E, no entanto, é de mais elementar
justiça poupar pais e amigos e mais essa provação extra. Ninguém tem culpa –
nem os que morreram nem os que ficaram - que o acidente tenha ocorrido de
madrugada e que portanto o térmito das 24 horas que a lei prescreve ocorra
também de madrugada. Mas é importante criar a cultura de suprir, de forma mais
célere e expedita, os requisitos legais.
Requisitos legais que têm que ser,
indiscutivelmente, cumpridos mas que não têm que, necessariamente, ignorar
questões emocionais e culturais da maior relevância.

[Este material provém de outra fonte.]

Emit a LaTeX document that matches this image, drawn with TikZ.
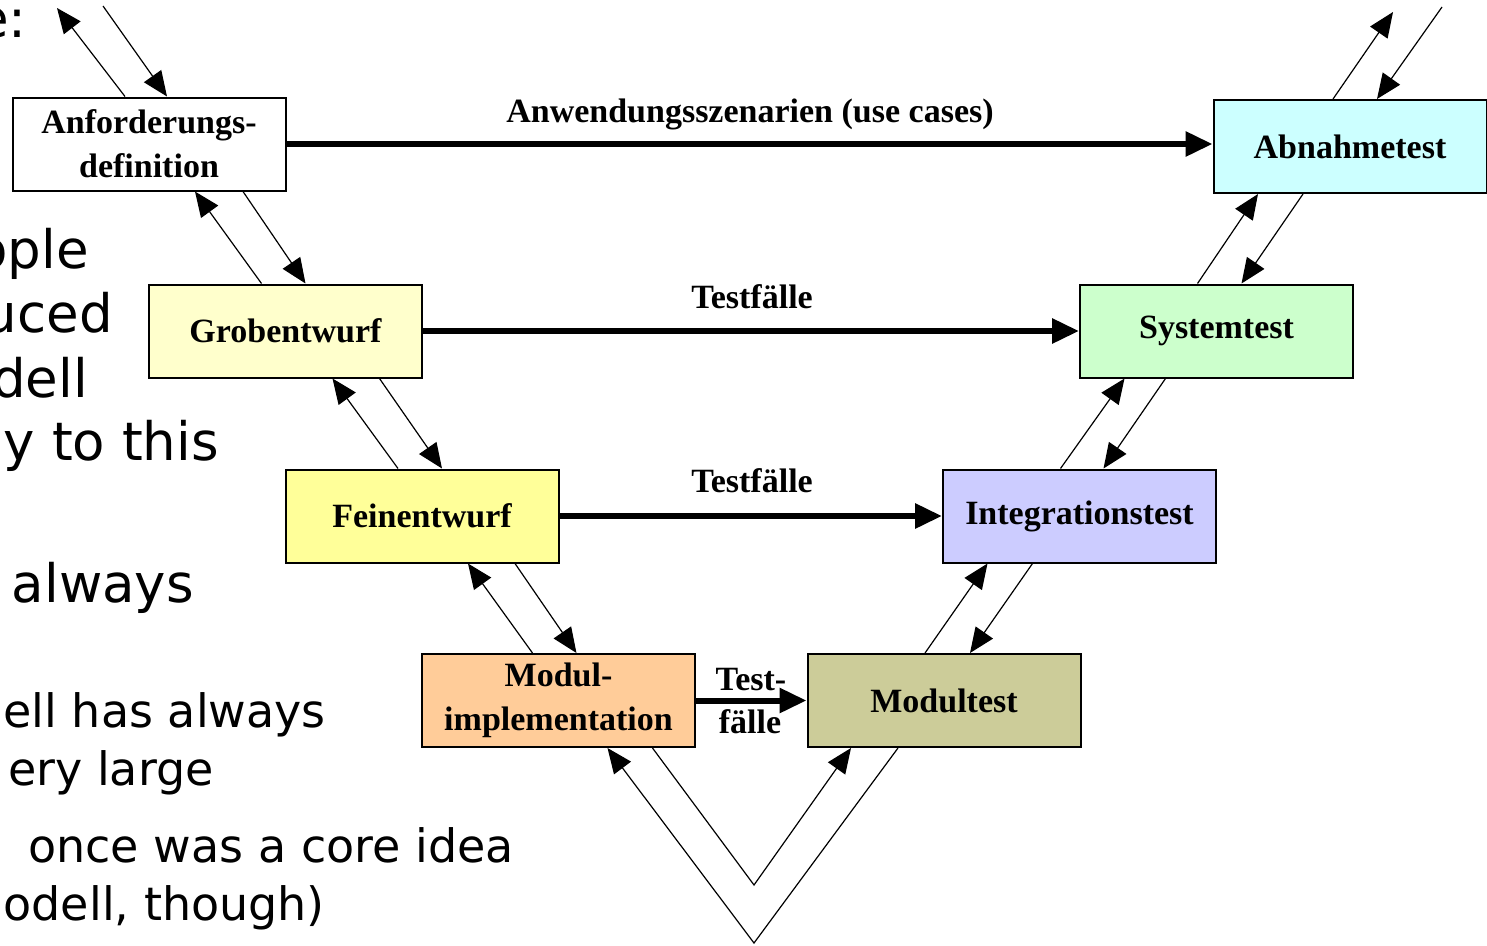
\documentclass[tikz,border=0pt]{standalone}
\usepackage{fontspec}
\setmainfont{Liberation Serif}
\newfontfamily\slidefont{DejaVu Sans}
\usetikzlibrary{arrows.meta}

\definecolor{grobcol}{HTML}{FFFFCC}
\definecolor{feincol}{HTML}{FFFF99}
\definecolor{implcol}{HTML}{FFCC99}
\definecolor{mtestcol}{HTML}{CCCC99}
\definecolor{itestcol}{HTML}{CCCCFF}
\definecolor{stestcol}{HTML}{CCFFCC}
\definecolor{atestcol}{HTML}{CCFFFF}

\tikzset{
	phase/.style={draw, line width=2pt, minimum width=273pt, minimum height=93pt, inner sep=0pt, align=center, font=\fontsize{34}{44}\selectfont\bfseries},
	flow/.style={line width=6pt, -{Triangle[length=27pt,width=24pt]}},
	back/.style={line width=1.2pt, -{Triangle[length=25pt,width=21pt]}},
	lbl/.style={inner sep=0pt, anchor=base, font=\fontsize{34}{44}\selectfont\bfseries},
	bigline/.style={inner sep=0pt, anchor=base east, font=\slidefont\fontsize{53}{62}\selectfont},
	smallline/.style={inner sep=0pt, anchor=base east, font=\slidefont\fontsize{46}{55}\selectfont}
}

\begin{document}
\begin{tikzpicture}[x=1pt,y=-1pt]
	\useasboundingbox (0,0) rectangle (1487,945);
	\clip (0,0) rectangle (1487,945);

	\node[bigline] (s1) at (27,37) {e:};
	\node[bigline] (s2) at (89,268) {ople};
	\node[bigline] (s3) at (113,332) {uced};
	\node[bigline] (s4) at (88,397) {dell};
	\node[bigline] (s5) at (219,460) {y to this};
	\node[bigline] (s6) at (194,602) {always};
	\node[smallline] (s7) at (326,727) {ell has always};
	\node[smallline] (s8) at (214,785) {ery large};
	\node[smallline] (s9) at (514,862) {once was a core idea};
	\node[smallline] (s10) at (325,920) {odell, though)};

	\node[phase, fill=white] (anf) at (149,144) {Anforderungs-\\definition};
	\node[phase, fill=grobcol] (grob) at (285.5,331) {Grobentwurf};
	\node[phase, fill=feincol] (fein) at (422,516) {Feinentwurf};
	\node[phase, fill=implcol] (impl) at (558.5,700.5) {Modul-\\implementation};
	\node[phase, fill=mtestcol] (mtest) at (944,700.5) {Modultest};
	\node[phase, fill=itestcol] (itest) at (1079.5,516) {Integrationstest};
	\node[phase, fill=stestcol] (stest) at (1216.5,331) {Systemtest};
	\node[phase, fill=atestcol] (atest) at (1350,146.5) {Abnahmetest};

	\draw[flow] (anf.east) -- (anf.east -| atest.west);
	\node[lbl] (uselbl) at (750,122) {Anwendungsszenarien (use cases)};
	\draw[flow] (grob.east) -- (stest.west);
	\node[lbl] (tf1) at (752,308) {Testfälle};
	\draw[flow] (fein.east) -- (itest.west);
	\node[lbl] (tf2) at (752,492) {Testfälle};
	\draw[flow] (impl.east) -- (mtest.west);
	\node[lbl] (tf3) at (751,690) {Test-};
	\node[lbl] (tf4) at (750,733) {fälle};

	\coordinate (anfup) at (57,8);
	\coordinate (anfdown) at (103,6);
	\coordinate (atestup) at (1393,12);
	\coordinate (atestdown) at (1442,7);
	\coordinate (vin) at (754,885);
	\coordinate (vout) at (754,943);

	\draw[back] ([xshift=-24pt]anf.north) -- (anfup);
	\draw[back] (anfdown) -- ([xshift=18pt]anf.north);
	\draw[back] ([xshift=-24pt]grob.north) -- ([xshift=46pt]anf.south);
	\draw[back] ([xshift=94pt]anf.south) -- ([xshift=20pt]grob.north);
	\draw[back] ([xshift=-24pt]fein.north) -- ([xshift=47pt]grob.south);
	\draw[back] ([xshift=94pt]grob.south) -- ([xshift=20pt]fein.north);
	\draw[back] ([xshift=-26pt]impl.north) -- ([xshift=46pt]fein.south);
	\draw[back] ([xshift=93pt]fein.south) -- ([xshift=18pt]impl.north);

	\draw[back] ([xshift=94pt]impl.south) -- (vin) -- ([xshift=-93pt]mtest.south);
	\draw[back] ([xshift=-46pt]mtest.south) -- (vout) -- ([xshift=49pt]impl.south);

	\draw[back] ([xshift=-19pt]mtest.north) -- ([xshift=-92pt]itest.south);
	\draw[back] ([xshift=-47pt]itest.south) -- ([xshift=26pt]mtest.north);
	\draw[back] ([xshift=-19pt]itest.north) -- ([xshift=-92pt]stest.south);
	\draw[back] ([xshift=-51pt]stest.south) -- ([xshift=24pt]itest.north);
	\draw[back] ([xshift=-19pt]stest.north) -- ([xshift=-92pt]atest.south);
	\draw[back] ([xshift=-47pt]atest.south) -- ([xshift=25pt]stest.north);
	\draw[back] ([xshift=-17pt]atest.north) -- (atestup);
	\draw[back] (atestdown) -- ([xshift=27pt]atest.north);
\end{tikzpicture}
\end{document}
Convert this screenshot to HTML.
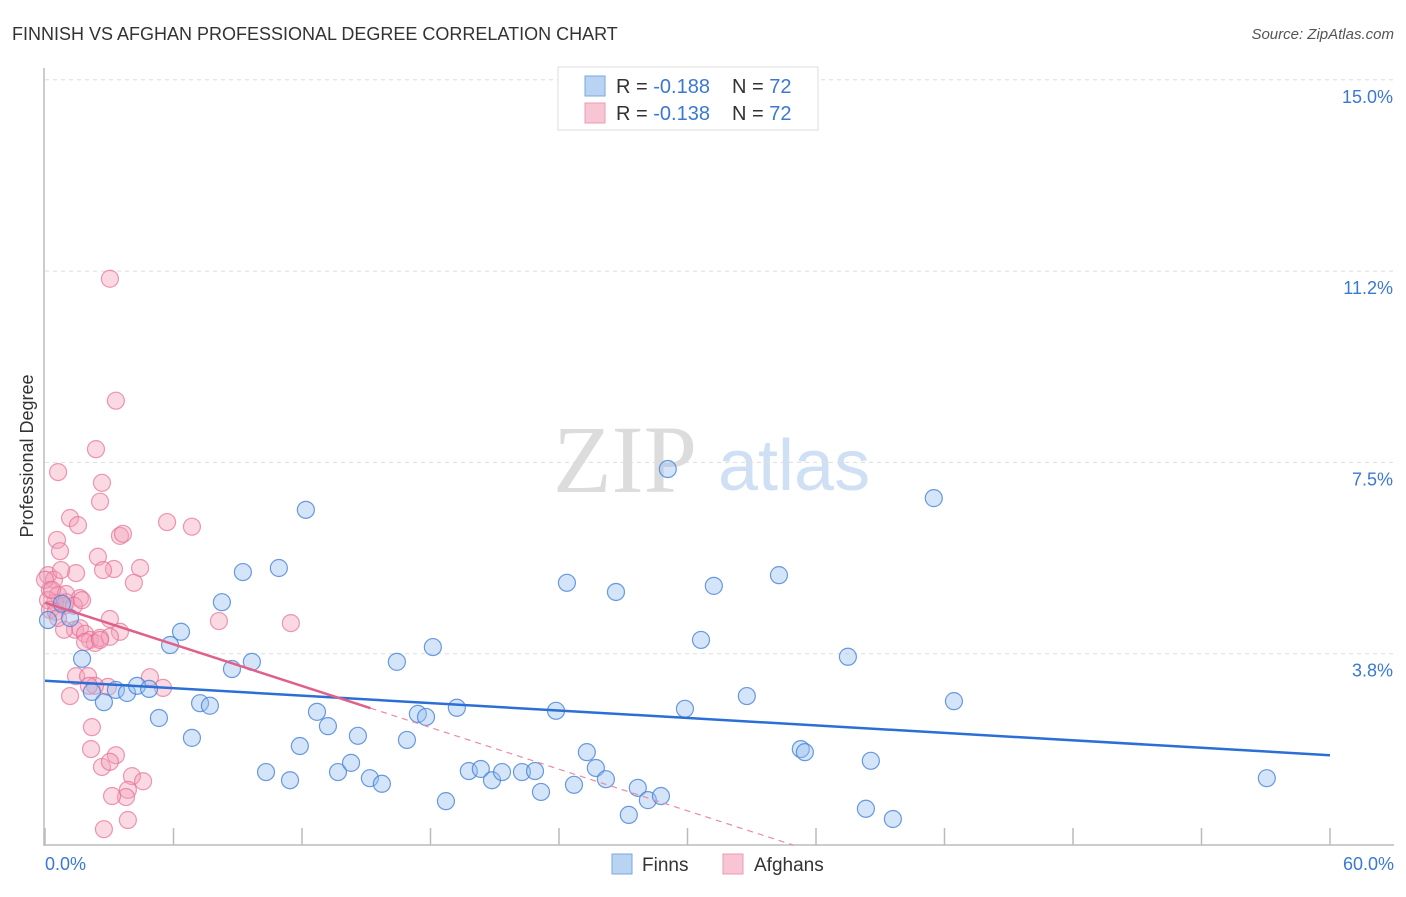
<!DOCTYPE html>
<html><head><meta charset="utf-8"><style>
body{margin:0;background:#fff;font-family:"Liberation Sans",sans-serif}
svg text{font-family:"Liberation Sans",sans-serif}
</style></head><body>
<svg id="chart" width="1406" height="892" xmlns="http://www.w3.org/2000/svg">
<text x="12" y="40" font-size="18" fill="#333">FINNISH VS AFGHAN PROFESSIONAL DEGREE CORRELATION CHART</text>
<text x="1394" y="39" font-size="15" fill="#555" font-style="italic" text-anchor="end">Source: ZipAtlas.com</text>
<g>
<text x="553" y="492" font-size="96" fill="#dcdcdc" font-family="Liberation Serif" style="font-family:'Liberation Serif',serif">ZIP</text>
<text x="718" y="490" font-size="72" fill="#cfe0f5">atlas</text>
</g>
<g id="grid"></g>
<g id="axes"></g>
<g id="pts"></g>
<g id="trends"></g>
<text transform="translate(33,456) rotate(-90)" font-size="18" fill="#333" text-anchor="middle">Professional Degree</text>
<g>
<rect x="558" y="67" width="260" height="63" fill="#fff" stroke="#ddd"/>
<rect x="585" y="76" width="20" height="20" fill="#b9d3f3" stroke="#7aa7e0"/>
<text x="616" y="93" font-size="20" fill="#333">R = <tspan fill="#3a78d4">-0.188</tspan></text>
<text x="732" y="93" font-size="20" fill="#333">N = <tspan fill="#3a78d4">72</tspan></text>
<rect x="585" y="103" width="20" height="20" fill="#f8c5d4" stroke="#ec9ab3"/>
<text x="616" y="120" font-size="20" fill="#333">R = <tspan fill="#3a78d4">-0.138</tspan></text>
<text x="732" y="120" font-size="20" fill="#333">N = <tspan fill="#3a78d4">72</tspan></text>
</g>
<g>
<rect x="612" y="854" width="20" height="20" fill="#b9d3f3" stroke="#7aa7e0"/>
<text x="642" y="871" font-size="19" fill="#333">Finns</text>
<rect x="723" y="854" width="20" height="20" fill="#f8c5d4" stroke="#ec9ab3"/>
<text x="754" y="871" font-size="19" fill="#333">Afghans</text>
</g>
</svg>
<script>
const yTicks=[3.75,7.5,11.25,15];
const yTickLabels=["3.8%","7.5%","11.2%","15.0%"];
const xTicks=[0,6,12,18,24,30,36,42,48,54,60];
const finnsX=[12.18,29.08,41.50,10.92,9.24,24.37,26.66,31.23,34.27,8.26,6.35,5.84,18.11,30.63,16.43,9.66,8.73,37.49,1.73,2.19,2.75,3.31,3.83,4.30,4.86,5.32,7.24,7.70,6.86,12.70,13.21,14.61,11.90,16.90,17.41,17.79,19.23,23.86,29.88,32.77,42.44,10.32,11.44,13.68,14.29,15.17,15.73,18.72,19.79,20.35,20.87,21.34,22.27,22.88,23.16,24.70,25.30,25.72,26.19,27.26,27.68,28.15,28.76,35.29,35.48,38.56,38.33,39.59,57.05,0.79,1.17,0.14];
const finnsY=[6.57,7.37,6.80,5.43,5.35,5.14,4.96,5.08,5.29,4.76,4.18,3.92,3.88,4.02,3.59,3.59,3.45,3.69,3.65,3.00,2.80,3.04,2.98,3.12,3.06,2.49,2.78,2.73,2.10,2.61,2.33,2.14,1.94,2.06,2.57,2.51,2.69,2.63,2.67,2.92,2.82,1.43,1.27,1.43,1.61,1.31,1.20,0.86,1.45,1.49,1.27,1.43,1.43,1.45,1.04,1.18,1.82,1.51,1.29,0.59,1.12,0.88,0.96,1.88,1.82,1.65,0.71,0.51,1.31,4.73,4.45,4.41];
const afghansX=[3.03,3.31,2.38,0.61,2.66,2.57,1.17,1.54,5.70,6.86,0.56,0.70,3.50,3.64,2.47,3.22,1.45,2.71,4.44,0.14,0.42,4.15,0.75,0.23,0.61,0.98,1.63,0.89,0.47,0.14,3.03,8.12,11.48,1.40,1.63,1.87,2.10,2.33,2.57,0.89,3.50,3.03,1.87,1.45,2.01,2.94,4.90,5.51,2.33,1.17,2.19,2.15,3.31,2.66,3.03,4.06,4.58,3.87,3.78,3.13,2.75,3.87,0.23,0.51,2.05,2.57,0.00,0.33,0.98,1.35,1.73,0.61];
const afghansY=[11.10,8.71,7.76,7.31,7.10,6.73,6.41,6.27,6.33,6.24,5.98,5.76,6.06,6.10,5.65,5.41,5.33,5.39,5.43,5.29,5.20,5.14,5.39,5.00,4.90,4.92,4.84,4.69,4.75,4.80,4.43,4.39,4.35,4.22,4.25,4.14,4.02,3.96,4.06,4.22,4.18,4.08,3.98,3.31,3.31,3.10,3.29,3.08,3.12,2.92,2.31,1.88,1.76,1.53,1.63,1.35,1.25,1.08,0.94,0.96,0.31,0.49,4.61,4.57,3.12,4.02,5.20,5.00,4.76,4.69,4.80,4.45];
const finnsTrend=[3.22,1.76];      // y at x=0 and x=60
const afghansTrend=[4.75,-0.136];  // intercept, slope
const afghansSolidEnd=15.2;
const NS='http://www.w3.org/2000/svg';
const X=v=>45+v*(1285/60), Y=v=>845-v*(191.3/3.75);
function mk(tag,attrs,parent){const e=document.createElementNS(NS,tag);for(const k in attrs)e.setAttribute(k,attrs[k]);parent.appendChild(e);return e;}
const grid=document.getElementById('grid'),axes=document.getElementById('axes'),pts=document.getElementById('pts'),tr=document.getElementById('trends');
yTicks.forEach((t,i)=>{
 const l=mk('line',{x1:45,x2:1394,y1:Y(t),y2:Y(t),stroke:'#ddd','stroke-dasharray':'4,4'},grid);
 
 
 const tx=mk('text',{x:1393,y:Y(t)+23,'font-size':18,fill:'#3a78d4','text-anchor':'end'},grid);
 tx.textContent=yTickLabels[i];
 
 
});
const ya=mk('line',{x1:44,x2:44,y1:68,y2:846,stroke:'#bbb','stroke-width':1.5},axes);


const xa=mk('line',{x1:44,x2:1394,y1:845,y2:845,stroke:'#bbb','stroke-width':1.5},axes);


xTicks.forEach(t=>{
 const l=mk('line',{x1:X(t),x2:X(t),y1:828,y2:845,stroke:'#bbb','stroke-width':1.5},axes);
 
 
});
const xl0=mk('text',{x:45,y:870,'font-size':18,fill:'#3a78d4'},axes);xl0.textContent='0.0%';


const xl1=mk('text',{x:1394,y:870,'font-size':18,fill:'#3a78d4','text-anchor':'end'},axes);xl1.textContent='60.0%';


afghansX.forEach((v,i)=>{
 const c=mk('circle',{cx:X(v),cy:Y(afghansY[i]),r:8.5,fill:'rgba(243,160,186,0.4)',stroke:'rgba(230,110,150,0.7)','stroke-width':1.2},pts);
 
 
});
finnsX.forEach((v,i)=>{
 const c=mk('circle',{cx:X(v),cy:Y(finnsY[i]),r:8.5,fill:'rgba(150,190,240,0.4)',stroke:'rgba(70,130,215,0.8)','stroke-width':1.2},pts);
 
 
});
const fl=mk('line',{x1:X(0),y1:Y(finnsTrend[0]),x2:X(60),y2:Y(finnsTrend[1]),stroke:'#2b6fd6','stroke-width':2.5},tr);


const ay=x=>afghansTrend[0]+afghansTrend[1]*x;
const al=mk('line',{x1:X(0),y1:Y(ay(0)),x2:X(afghansSolidEnd),y2:Y(ay(afghansSolidEnd)),stroke:'#e0608a','stroke-width':2.5},tr);


const xe=-afghansTrend[0]/afghansTrend[1];
const ad=mk('line',{x1:X(afghansSolidEnd),y1:Y(ay(afghansSolidEnd)),x2:X(xe),y2:Y(0),stroke:'#e88aa8','stroke-width':1.2,'stroke-dasharray':'6,5'},tr);


</script>
</body></html>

Nos grandes meios onde tudo é mais
impessoal talvez tudo possa acontecer de forma diferente, também mais
impessoal. Mas no Pico a ilha ficou literalmente de luto, atordoada na sua
pequenez e no seu pessoalismo.
Não é objectivo desta crónica
descortinar responsabilidades nem descobrir culpados do que quer que seja. Mas
tão somente chamar a atenção para um tipo de situação que já ocorreu e que
poderá, infelizmente, vir a repetir-se.
A questão da morgue/morgues (?) do
Pico tem que se devidamente equacionada de modo a que no futuro as pessoas
possam ter a possibilidade de acompanhar com dignidade os seus defuntos e não
terem que, eventualmente, disso serem privados permanecendo, literalmente, à
chuva e vento.
A lei tem que ser cumprida mas as
pessoas, mesmo depois de mortas, têm de ser respeitadas.
Ao fim e ao cabo é uma questão de
sensibilidade e de bom senso e para a qual se chama a atenção dos
intervenientes mais responsáveis, nomeadamente do Ministério da Justiça e da
Secretaria Regional da Saúde e Segurança Social.